The barely clothed busker, real name Robert Burck, found a chilly reception when he arrived around 2 p.m. at City Hall Park, where hundreds of demonstrators have vowed to dig in unless the next budget includes a $1 billion funding cut to the NYPD.

“Very nice meeting you!” Burck called to the throngs while strumming his guitar and walking off down Chambers Street.

“Get the f— up outta here!” yelled one less-than-amused protester who followed him to make sure he got the hell out of Dodge. “We’re gonna make sure y’all leave!”
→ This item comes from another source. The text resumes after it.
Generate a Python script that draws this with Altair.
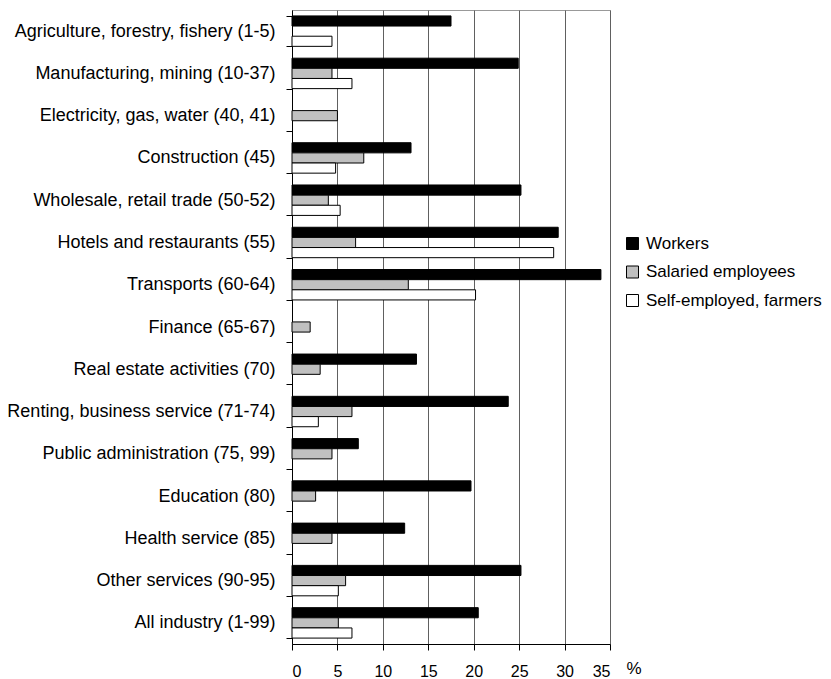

“You supported Donald Trump,” another demonstrator could be heard saying through a megaphone at the famously star-spangled Burck, drawing boos from the crowd.

The crowd also verbally assailed a black man accompanying Burck, calling him an “Uncle Tom.”

As Burck kept walking, speakers began blasting Steam’s “Na Na Hey Hey Kiss Him Goodbye” — causing Burck to wheel around and join in on guitar, while fist-pumping and dancing.

“Get that naked motherf—-r off the block!” called one demonstrator through a megaphone as Burck again kept walking.

Burck stopped again farther down the block to tell reporters he wasn’t trying to inflame tensions.

“I’m not trying to antagonize,” he said, before getting cut off by a demonstrator who kept up with the group.

“You are antagonizing!” the protester said.

“You’re coming over here with that bulls–t, cowboy-looking s— you got on,” the demonstrator continued, flipping the cowboy’s signature hat off his head from behind. “P—y!”

But Burck maintained that he had no intention of causing trouble — noting that he even removed pro-Trump stickers from his six-string before heading out because “they don’t like that.”

“It could’ve been something positive,” he said. “I thought I was coming down here literally [to] spice up the entertainment.”

Burck, 49, said the reception he received makes him worry about the future of civil discourse.

“It’ll be a free country until they get ahold of it,” he said. “They’re throwing me out when I’m doing the exact same thing they are.”